The Blockchain Association and the DeFi Education Fund have joined forces to express their support for Coin Center’s lawsuit against the U.S. Treasury regarding the imposed sanctions on Tornado Cash. The two cryptocurrency industry advocacy groups filed a joint amicus brief, arguing that the sanctions imposed by the Treasury’s Office of Foreign Assets Control (OFAC) are both unprecedented and unlawful.

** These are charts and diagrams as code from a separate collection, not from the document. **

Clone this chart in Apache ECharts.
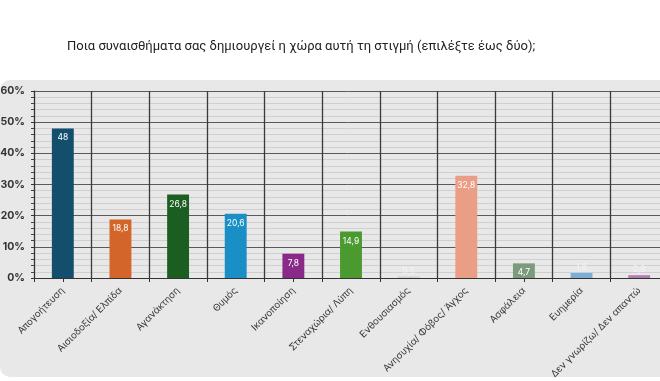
<!DOCTYPE html>
<html><head><meta charset="utf-8">
<script src="https://cdn.jsdelivr.net/npm/echarts@6/dist/echarts.min.js"></script>
<style>html,body{margin:0;padding:0;background:#fff;}#c{width:660px;height:381px;}</style>
</head><body><div id="c"></div>
<script>
const titleText = 'Ποια συναισθήματα σας δημιουργεί η χώρα αυτή τη στιγμή (επιλέξτε έως δύο);';
const categories = ['Απογοήτευση','Αισιοδοξία/ Ελπίδα','Αγανάκτηση','Θυμός','Ικανοποίηση','Στεναχώρια/ Λύπη','Ενθουσιασμός','Ανησυχία/ Φόβος/ Άγχος','Ασφάλεια','Ευημερία','Δεν γνωρίζω/ Δεν απαντώ'];
const values = [48, 18.8, 26.8, 20.6, 7.8, 14.9, 0.5, 32.8, 4.7, 1.6, 0.9];
const colors = ['#134f6d','#d4652a','#1c5e22','#1a8fc6','#8a2a88','#4a9a2f','#d0d0d0','#eb9e86','#7d9a7d','#7aaed6','#b47ab2'];
const yTicks = [0,10,20,30,40,50,60];

const chart = echarts.init(document.getElementById('c'), null, {renderer:'canvas'});
chart.setOption({
  animation:false,
  backgroundColor:'#ffffff',
  graphic:[{type:'rect', z:-10, silent:true, shape:{x:0,y:80,width:680,height:297,r:10}, style:{fill:'#e8e8e8'}}],
  title:{text:titleText, left:67, top:40, padding:0, textStyle:{fontFamily:'Roboto', fontSize:13, fontWeight:'normal', color:'#222'}},
  grid:{left:34, right:-8, top:91, bottom:103, containLabel:false, outerBoundsMode:'none'},
  xAxis:[{
    type:'category', data:categories,
    axisLine:{show:true, lineStyle:{color:'#333', width:1}},
    axisTick:{show:true, length:4, lineStyle:{color:'#333'}},
    splitLine:{show:true, interval:0, lineStyle:{color:'#3a3a3a', width:1.3}},
    axisLabel:{interval:0, rotate:45, fontFamily:'Inter', fontSize:9.6, color:'#333', margin:11}
  },{
    type:'category', data:categories, position:'bottom',
    axisLine:{show:false},
    axisTick:{show:true, alignWithLabel:true, length:4, lineStyle:{color:'#333'}},
    axisLabel:{show:false}, splitLine:{show:false}
  }],
  yAxis:{
    type:'value', min:0, max:60, interval:10,
    axisLine:{show:true, lineStyle:{color:'#333'}},
    axisTick:{show:true, length:3, lineStyle:{color:'#333'}},
    minorTick:{show:true, splitNumber:5, length:3, lineStyle:{color:'#444'}},
    splitLine:{show:true, lineStyle:{color:'#5a5a5a', width:1}},
    minorSplitLine:{show:true, lineStyle:{color:'#cfcfcf', width:1}},
    axisLabel:{formatter:v=>yTicks.includes(v)?v+'%':'', fontFamily:'Inter', fontWeight:'bold', fontSize:10.5, color:'#333', margin:9}
  },
  series:[{
    type:'bar',
    data:values.map((v,i)=>({value:v, itemStyle:{color:colors[i]},
      label: v < 2 ? {position:'top', distance:1, color:'#f4f4f4'} : undefined})),
    barWidth:'38%',
    label:{show:true, position:'insideTop', distance:5, color:'#fff', fontFamily:'Inter', fontSize:8.5,
      formatter:p=>String(p.value).replace('.',',')}
  }]
});
</script></body></html>
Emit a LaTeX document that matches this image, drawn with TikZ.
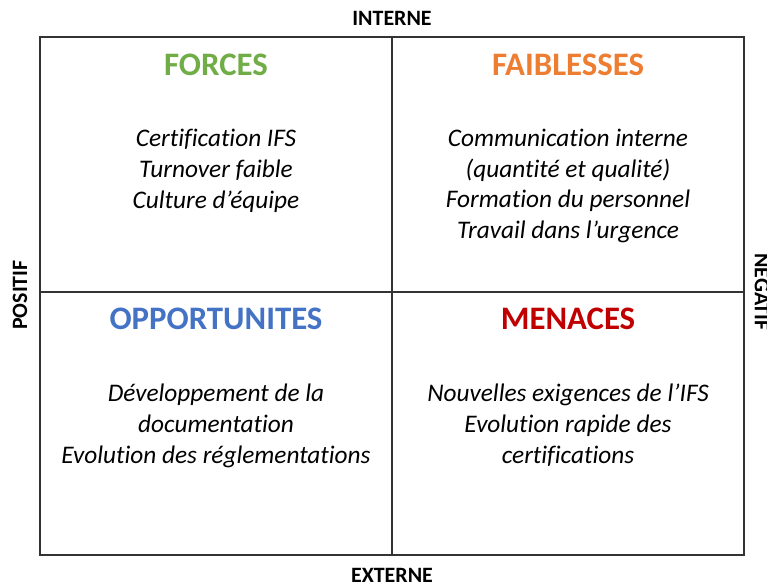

According to the associations, OFAC lacks the statutory authority to sanction software like Tornado Cash. They contend that Tornado Cash is a decentralized protocol and cannot be owned by anyone. While acknowledging that there have been instances of malicious use of the protocol for money laundering, including by North Korean-affiliated hackers, the groups highlighted the legitimate use cases of Tornado Cash, such as enhancing privacy on the Ethereum blockchain.
“OFAC’s sanctions are unlawful. OFAC lacks statutory authority to sanction software like Tornado Cash, and regardless, its decision lacks any factual predicate that could render the sanctions lawful.”
U.S. vs Tornado Cash
The associations called for the sanctions to be declared unlawful, urging the courts to prohibit their enforcement. This is not the first time these groups have voiced their support for such a cause. In April, they filed a similar amicus brief in support of a lawsuit brought by six individuals against the Treasury Department over the sanctions on Tornado Cash. Coinbase, the crypto exchange, is also backing the lawsuit with the aim of lifting the ban on the crypto mixer.
The U.S. Treasury has argued that crypto mixers like Tornado Cash pose a national security threat and have failed to implement adequate measures to prevent money laundering. However, the industry advocacy groups maintain that the sanctions should be dropped and that OFAC’s actions are without legal basis.